A set of revered stone deities stolen from a temple in northwestern India can tell us much about our current reckoning with antiquities trafficking.

For many years, the Tanesar sculptures remained an integral part of local religious life—unknown to anyone else. But around 1957, a prominent archaeologist in Rajasthan discovered the figures and then published an article about them in an Indian art history journal, making an inner circle of Indian and Western art historians aware of their existence. What followed was a story all too familiar in the world of art and antiquities: sometime around 1961, most of the Tanesar sculptures were stolen. From what I’ve been able to piece together, they were smuggled across the countryside, down to what was then Bombay, across the Indian Ocean and the Atlantic—to Liverpool and then New York. The American art dealer Doris Wiener, who ran a gallery on Madison Avenue, had a hand in the export of several of them. Another landed at the British Museum through a separate channel.

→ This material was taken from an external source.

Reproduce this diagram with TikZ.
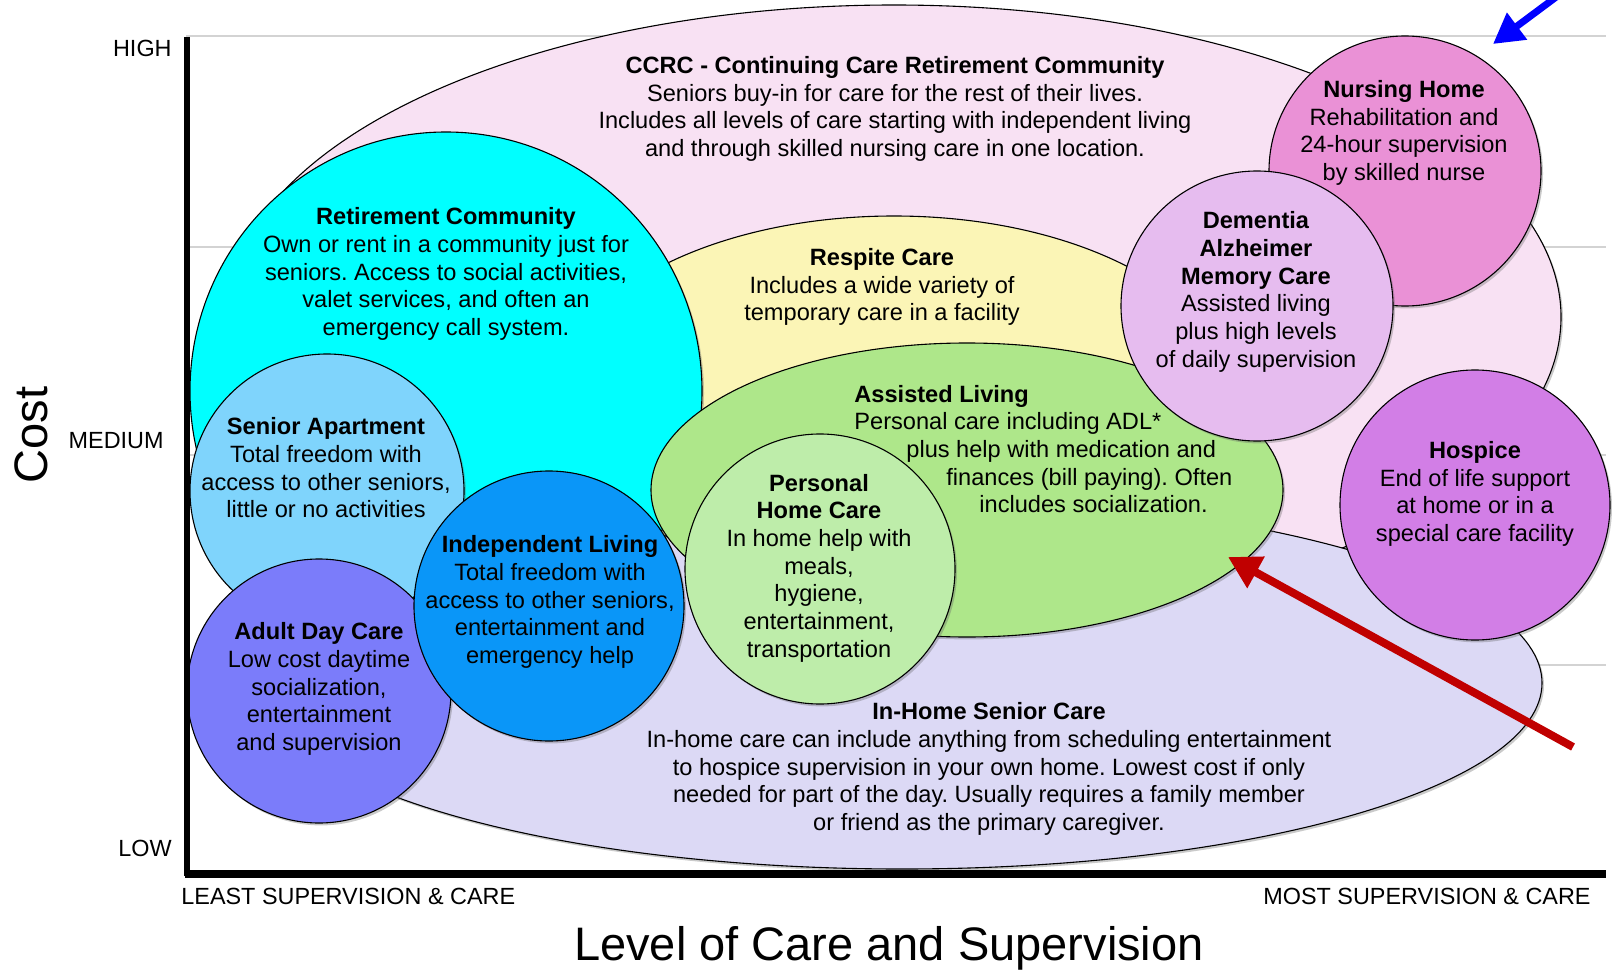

Very soon, the mid-century art world became enchanted with the sculptures. Art dealers, collectors, and museum directors eyed their potential worth. In 1967 and after, Wiener sold six or more sculptures from the set, for the equivalent of $80,000 each in today’s dollars, to curators and collectors who had more than an inkling of the dubious circumstances of the objects’ traffic. She sold one to Blanchette and John D. Rockefeller III and another to the Cleveland Museum of Art. The others passed from hand to hand before arriving at the world’s most revered collections of South Asian art, including the Metropolitan Museum of Art and the Los Angeles County Museum of Art (LACMA).

On August 30, 2022, the office of the Manhattan District Attorney, Alvin L. Bragg, issued a search warrant for one of the sculptures, called Mother Goddess (Matrika). At the time, it stood on a pedestal in the coolly lit gallery 236 of the Florence and Herbert Irving Asian Wing at the Met. The sculpture was seized, part of a sweeping sting targeting works acquired by Wiener as long as 60 years ago. Over the past decade, more than 4,500 allegedly trafficked antiquities have been confiscated by the office of the Manhattan DA. Instrumental in this work has been Assistant DA Matthew Bogdanos, a Marine colonel who led a government investigation into the looting of the Iraq Museum in 2003. Of those antiquities recovered by the Manhattan DA, nearly half have been returned to 24 countries of origin, with India receiving the largest share.